[WHAT TO DO] Set all the material down again unchanged, without the pictures.

[DATASET EXTRACT]
*****

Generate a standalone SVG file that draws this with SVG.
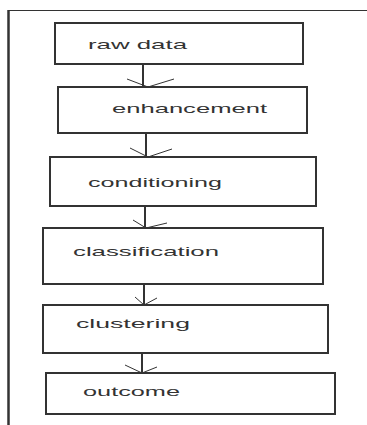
<svg xmlns="http://www.w3.org/2000/svg" width="367" height="425" viewBox="0 0 367 425">
<style>
.box{fill:#fff;stroke:#333;stroke-width:2}
.lbl{font-family:"Liberation Sans",Arial,sans-serif;font-size:13.5px;fill:#333}
.shaft{stroke:#333;stroke-width:2;fill:none}
.head{stroke:#333;stroke-width:1;fill:none}
.frame{stroke:#333;fill:none}
</style>
<rect width="367" height="425" fill="#fff"/>
<g id="frame">
<line class="frame" x1="8" y1="10.5" x2="367" y2="10.5" stroke-width="1.2"/>
<line class="frame" x1="8.5" y1="10" x2="8.5" y2="425" stroke-width="2.5"/>
</g>
<g id="connectors">
<line class="shaft" x1="143" y1="64" x2="143" y2="87"/>
<polyline class="head" points="127,79 148,87 174,79"/>
<line class="shaft" x1="146" y1="133" x2="146" y2="157"/>
<polyline class="head" points="130,148 148,157 172,149"/>
<line class="shaft" x1="145" y1="206" x2="145" y2="228"/>
<polyline class="head" points="133,220 146,228 167,223"/>
<line class="shaft" x1="144" y1="284" x2="144" y2="305"/>
<polyline class="head" points="135,297 144,305 157,298"/>
<line class="shaft" x1="142" y1="353" x2="142" y2="373"/>
<polyline class="head" points="125,365 142,373 157,367"/>
</g>
<g id="raw-data">
<rect class="box" x="55" y="23" width="248" height="41"/>
<text class="lbl" x="88" y="49" textLength="99" lengthAdjust="spacingAndGlyphs">raw data</text>
</g>
<g id="enhancement">
<rect class="box" x="58" y="87" width="249" height="46"/>
<text class="lbl" x="112" y="113" textLength="155" lengthAdjust="spacingAndGlyphs">enhancement</text>
</g>
<g id="conditioning">
<rect class="box" x="50" y="157" width="266" height="49"/>
<text class="lbl" x="88" y="187" textLength="134" lengthAdjust="spacingAndGlyphs">conditioning</text>
</g>
<g id="classification">
<rect class="box" x="43" y="228" width="280" height="56"/>
<text class="lbl" x="73" y="256" textLength="146" lengthAdjust="spacingAndGlyphs">classification</text>
</g>
<g id="clustering">
<rect class="box" x="43" y="305" width="285" height="48"/>
<text class="lbl" x="76" y="328" textLength="114" lengthAdjust="spacingAndGlyphs">clustering</text>
</g>
<g id="outcome">
<rect class="box" x="46" y="373" width="289" height="41"/>
<text class="lbl" x="83" y="396" textLength="97" lengthAdjust="spacingAndGlyphs">outcome</text>
</g>
</svg>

*****

[RESULT OF THE EXERCISE]
Generate a standalone SVG file that draws this with SVG.
<svg xmlns="http://www.w3.org/2000/svg" width="367" height="425" viewBox="0 0 367 425">
<style>
.box{fill:#fff;stroke:#333;stroke-width:2}
.lbl{font-family:"Liberation Sans",Arial,sans-serif;font-size:13.5px;fill:#333}
.shaft{stroke:#333;stroke-width:2;fill:none}
.head{stroke:#333;stroke-width:1;fill:none}
.frame{stroke:#333;fill:none}
</style>
<rect width="367" height="425" fill="#fff"/>
<g id="frame">
<line class="frame" x1="8" y1="10.5" x2="367" y2="10.5" stroke-width="1.2"/>
<line class="frame" x1="8.5" y1="10" x2="8.5" y2="425" stroke-width="2.5"/>
</g>
<g id="connectors">
<line class="shaft" x1="143" y1="64" x2="143" y2="87"/>
<polyline class="head" points="127,79 148,87 174,79"/>
<line class="shaft" x1="146" y1="133" x2="146" y2="157"/>
<polyline class="head" points="130,148 148,157 172,149"/>
<line class="shaft" x1="145" y1="206" x2="145" y2="228"/>
<polyline class="head" points="133,220 146,228 167,223"/>
<line class="shaft" x1="144" y1="284" x2="144" y2="305"/>
<polyline class="head" points="135,297 144,305 157,298"/>
<line class="shaft" x1="142" y1="353" x2="142" y2="373"/>
<polyline class="head" points="125,365 142,373 157,367"/>
</g>
<g id="raw-data">
<rect class="box" x="55" y="23" width="248" height="41"/>
<text class="lbl" x="88" y="49" textLength="99" lengthAdjust="spacingAndGlyphs">raw data</text>
</g>
<g id="enhancement">
<rect class="box" x="58" y="87" width="249" height="46"/>
<text class="lbl" x="112" y="113" textLength="155" lengthAdjust="spacingAndGlyphs">enhancement</text>
</g>
<g id="conditioning">
<rect class="box" x="50" y="157" width="266" height="49"/>
<text class="lbl" x="88" y="187" textLength="134" lengthAdjust="spacingAndGlyphs">conditioning</text>
</g>
<g id="classification">
<rect class="box" x="43" y="228" width="280" height="56"/>
<text class="lbl" x="73" y="256" textLength="146" lengthAdjust="spacingAndGlyphs">classification</text>
</g>
<g id="clustering">
<rect class="box" x="43" y="305" width="285" height="48"/>
<text class="lbl" x="76" y="328" textLength="114" lengthAdjust="spacingAndGlyphs">clustering</text>
</g>
<g id="outcome">
<rect class="box" x="46" y="373" width="289" height="41"/>
<text class="lbl" x="83" y="396" textLength="97" lengthAdjust="spacingAndGlyphs">outcome</text>
</g>
</svg>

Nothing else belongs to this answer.